Ce recueil manuscrit met en évidence les influences et centres d’intérêt du Général dans la seconde moitié de sa vie alors qu’il est devenu, du fait de tout ce qui n’est plus utile de préciser, le « Premier des Français ».
En 1946, voyant que le régime des partis, tel un mort-vivant, s’agite de nouveau en France et qu’il lui sera difficile d’imposer sa conception politique d’un exécutif fort, Charles de Gaulle démissionne de sa fonction de Président du gouvernement provisoire. Les premières citations adoptent ainsi une tonalité amère qui s’applique bien aux circonstances : « La multitude aime la pluralité dans le gouvernement. Les sages y aiment l’unité. » (Joseph Joubert) ou encore « Le pouvoir qui se dégrade n’obtient point merci de ses ennemis. » (Chateaubriand). Un peu plus loin : « Politiciens de l’impuissance, / Radiodiffuseur du sommeil, / Stylographes de la décadence,
/ Farfadets de la décadence. » ou « Les baladins de la politique. La politique de la guitare. » « Socialiste : Parti du lâche soulagement. Modérés : Concours à acheter. Trahisons à vendre. Radicaux : Places ! Places ! (« places » au pluriel, naturellement !) Mouvement républicain populaire : Enfants de chœur qui ont bu les burettes. »
Nous retrouvons également plusieurs considérations liées au temps qui passe, ainsi en 1953 : « J’ai soixante-trois ans. Désormais tout ce qui se rapporte à moi s’organise en fonction de ma mort. », ou encore « Instant, arrête-toi tu es si beau ! » (Faust de Goethe) et enfin, en 1967, comme pour se rassurer : « À 89 ans, Sophocle écrit Œdipe à Colone. / À 80 ans, Goethe écrit son Grand Faust. / À 97 ans, le Titien peint La Descente de la croix. / À 85 ans, Verdi compose son grandiose Te Deum. / Monet, Kant, Voltaire, Chateaubriand, Hugo, Tolstoï, Shaw, Mauriac, etc., octogénaires, poursuivent une œuvre admirable. / À 90 ans, le doge Dandolo assiège et prend Constantinople. / Ce sont des exemples qu’on se cite à soi-même pour se donner le change sur son âge ! »
Du point de vue des influences, Chateaubriand est nettement surreprésenté : « Ce n’est pas tout de naître, pour un grand homme, il faut mourir », « La politique fait des solitaires, comme la religion fait des anachorètes. », « Mener les Français à la réalité par les songes.

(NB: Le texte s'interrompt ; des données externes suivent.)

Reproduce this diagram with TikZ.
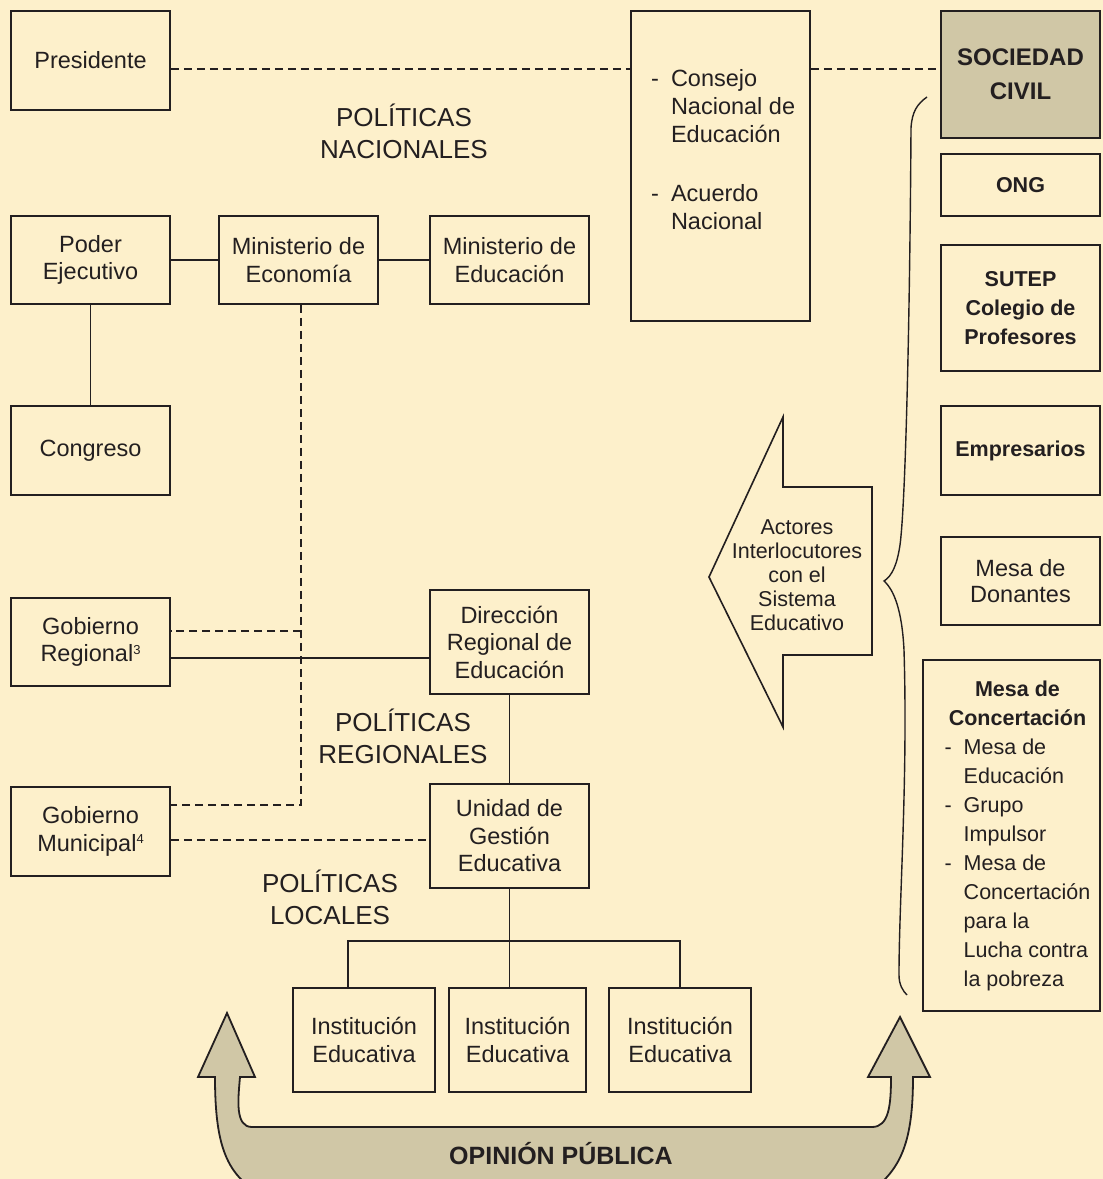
\documentclass[tikz,border=0pt]{standalone}
\usepackage{fontspec}
\setmainfont{Liberation Sans}
\definecolor{paper}{HTML}{FDF0CB}
\definecolor{khaki}{HTML}{D0C7A6}
\definecolor{ink}{HTML}{231F20}

\newcommand{\supnum}[1]{\raisebox{7.5pt}{\fontsize{13}{13}\selectfont #1}}

\tikzset{
  box/.style={draw=ink, line width=1.8pt, inner sep=0pt, align=center, text=ink,
              font=\fontsize{23.5}{27.5}\selectfont},
  boldbox/.style={box, font=\fontsize{21.5}{29}\selectfont\bfseries},
  link/.style={draw=ink, line width=1.7pt},
  dlink/.style={draw=ink, line width=1.5pt, dash pattern=on 8pt off 5pt},
  heading/.style={text=ink, align=center, inner sep=0pt, font=\fontsize{26}{32}\selectfont},
  txt/.style={text=ink, inner sep=0pt},
}

\begin{document}
\begin{tikzpicture}[x=1pt, y=-1pt]
\useasboundingbox (0,0) rectangle (1103,1179);
\fill[paper] (0,0) rectangle (1103,1179);
\clip (0,0) rectangle (1103,1179);

% ---- national level ----
\node[box, minimum width=159pt, minimum height=99pt] (pres) at (90.5,60.5) {Presidente};
\node[box, minimum width=179pt, minimum height=310pt] (consejo) at (720.5,166) {};
\node[txt, anchor=north west, font=\fontsize{23.5}{28}\selectfont] (consejotxt) at (651,67)
  {\begin{tabular}{@{}l@{\hspace{12pt}}l@{}}
   - & Consejo\\ & Nacional de\\ & Educación\\[31pt]
   - & Acuerdo\\ & Nacional
   \end{tabular}};

\node[box, minimum width=159pt, minimum height=88pt] (poder) at (90.5,260) {Poder\\Ejecutivo};
\node[box, minimum width=159pt, minimum height=88pt] (econ) at (298.5,260) {Ministerio de\\Economía};
\node[box, minimum width=159pt, minimum height=88pt] (educ) at (509.5,260) {Ministerio de\\Educación};
\node[box, minimum width=159pt, minimum height=89pt] (cong) at (90.5,450.5) {Congreso};

\node[heading] (polnac) at (404,131) {POLÍTICAS\\NACIONALES};

% ---- regional and local level ----
\node[box, minimum width=159pt, minimum height=88pt] (gobreg) at (90.5,642) {Gobierno\\Regional\supnum{3}};
\node[box, minimum width=159pt, minimum height=104pt] (dre) at (509.5,642) {Dirección\\Regional de\\Educación};
\node[box, minimum width=159pt, minimum height=89pt] (gobmun) at (90.5,831.5) {Gobierno\\Municipal\supnum{4}};
\node[box, minimum width=159pt, minimum height=104pt] (ugel) at (509.5,836) {Unidad de\\Gestión\\Educativa};

\node[heading] (polreg) at (403,736) {POLÍTICAS\\REGIONALES};
\node[heading] (polloc) at (330,897) {POLÍTICAS\\LOCALES};

\node[box, minimum width=142pt, minimum height=104pt] (ie1) at (364,1040) {Institución\\Educativa};
\node[box, minimum width=137pt, minimum height=104pt] (ie2) at (517.5,1040) {Institución\\Educativa};
\node[box, minimum width=142pt, minimum height=104pt] (ie3) at (680,1040) {Institución\\Educativa};

% ---- civil society column ----
\node[box, fill=khaki, minimum width=159pt, minimum height=127pt,
      font=\fontsize{24}{34}\selectfont\bfseries] (soc) at (1020.5,74.5) {SOCIEDAD\\CIVIL};
\node[boldbox, minimum width=159pt, minimum height=62pt] (ong) at (1020.5,185) {ONG};
\node[boldbox, minimum width=159pt, minimum height=126pt] (sutep) at (1020.5,308) {SUTEP\\Colegio de\\Profesores};
\node[boldbox, minimum width=159pt, minimum height=89pt] (emp) at (1020.5,450.5) {Empresarios};
\node[box, minimum width=159pt, minimum height=88pt, font=\fontsize{23.5}{26}\selectfont] (don) at (1020.5,581) {Mesa de\\Donantes};
\node[box, minimum width=177pt, minimum height=351pt, font=\fontsize{21.5}{29}\selectfont] (mesa) at (1011.5,835.5)
  {\begin{tabular}{@{\hspace{12pt}}l@{\hspace{12pt}}l@{}}
   \multicolumn{2}{@{\hspace{12pt}}c@{}}{\bfseries Mesa de}\\
   \multicolumn{2}{@{\hspace{12pt}}c@{}}{\bfseries Concertación}\\
   - & Mesa de\\ & Educación\\
   - & Grupo\\ & Impulsor\\
   - & Mesa de\\ & Concertación\\ & para la\\ & Lucha contra\\ & la pobreza
   \end{tabular}};

% ---- connectors ----
\draw[dlink] ([yshift=-8.5pt]pres.east) -- ([yshift=-8.5pt]pres.east -| consejo.west);
\draw[dlink] ([yshift=-8.5pt]pres.east -| consejo.east) -- ([yshift=-8.5pt]pres.east -| soc.west);

\draw[link] (poder.east) -- (econ.west);
\draw[link] (econ.east) -- (educ.west);
\draw[link] (poder.south) -- (cong.north);

\coordinate (regjoin) at (301,631);
\coordinate (munjoin) at (301,805);
\draw[dlink] ([xshift=2.5pt]econ.south) -- (munjoin) -- (munjoin -| gobmun.east);
\draw[dlink] (regjoin) -- (regjoin -| gobreg.east);

\draw[link] ([yshift=-16pt]gobreg.east) -- ([yshift=-16pt]gobreg.east -| dre.west);
\draw[dlink] ([yshift=-8.5pt]gobmun.east) -- ([yshift=-8.5pt]gobmun.east -| ugel.west);
\draw[link] (dre.south) -- (ugel.north);

\coordinate (bar) at (509.5,941);
\draw[link] (ugel.south) -- (ugel.south |- ie2.north);
\draw[link] ([xshift=-16pt]ie1.north) |- (bar) -| (ie3.north);

% ---- arrow of the interlocutors ----
\draw[ink, line width=1.6pt, line join=miter]
  (709,577) -- (783,417) -- (783,487) -- (872,487) -- (872,655) -- (783,655) -- (783,727) -- cycle;
\node[txt, align=center, font=\fontsize{21.5}{24}\selectfont] (actores) at (797,575)
  {Actores\\Interlocutores\\con el\\Sistema\\Educativo};

% ---- brace gathering the civil society ----
\draw[ink, line width=1.4pt]
  (927,97) .. controls (917,104) and (912,112) .. (911,128)
  .. controls (910,300) and (906,500) .. (900,545)
  .. controls (897,565) and (892,576) .. (884,581)
  .. controls (894,590) and (902,610) .. (904,650)
  .. controls (908,780) and (899,900) .. (899,975)
  .. controls (899,985) and (903,991) .. (907,995);

% ---- public opinion band ----
\draw[ink, fill=khaki, line width=1.8pt, line join=miter]
  (227,1013) -- (255,1077) -- (240,1077)
  .. controls (238,1100) and (235,1127) .. (252,1127) -- (872,1127)
  .. controls (889,1127) and (891,1105) .. (891,1077)
  -- (868,1077) -- (900,1017) -- (930,1077) -- (913,1077)
  .. controls (913,1145) and (900,1175) .. (860,1198) -- (270,1198)
  .. controls (228,1180) and (215,1150) .. (215,1077)
  -- (198,1077) -- cycle;
\node[txt, font=\fontsize{25}{30}\selectfont\bfseries] (opinion) at (561,1154) {OPINIÓN PÚBLICA};
\end{tikzpicture}
\end{document}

C’est ce qu’ils aiment. » ou encore : « Tout oublier, mépriser tout et mourir. »… Notons également Charles Péguy : « Aujourd’hui n’est pas le lendemain
d’hier. Il est, au contraire, la veille de demain. » ; Barrès : « Quel est donc cet appel au néant ? Quel est ce roi des Aulnes ? » ; Lamartine : « Le règne de Napoléon ne fut qu’une dure discipline imposée à une nation. », apparaissent également Renan, Vauvenargues, Buffon, Rivarol, Baudelaire, Pascal, Saint-Augustin, mais aussi, moins attendue, Agatha Christie : « Il n’y a que deux sortes de personnes qui se moquent absolument du qu’en dira-t-on : les vagabonds et les grands seigneurs. » ou encore Gide : « Il n’est pas d’œuvre d’art sans participation démoniaque. » auquel de Gaulle ajoute : « Cela est vrai aussi de l’action. »
Les considérations sont essentiellement historiques ou politiques, entremêlées d’une certaine contemplation romantique pour les civilisations perdues : il reprend ainsi à Chateaubriand : « Rome est toujours la grande dépouille de l’univers. » ; « Byron appelle Rome la Niobé des nations, “privée de ses enfants et de ses couronnes.” », Gobineau appelait la Méditerranée « la grande entremetteuse », « les forêts précèdent les civilisations. Les déserts les suivent. » toujours de Chateaubriand.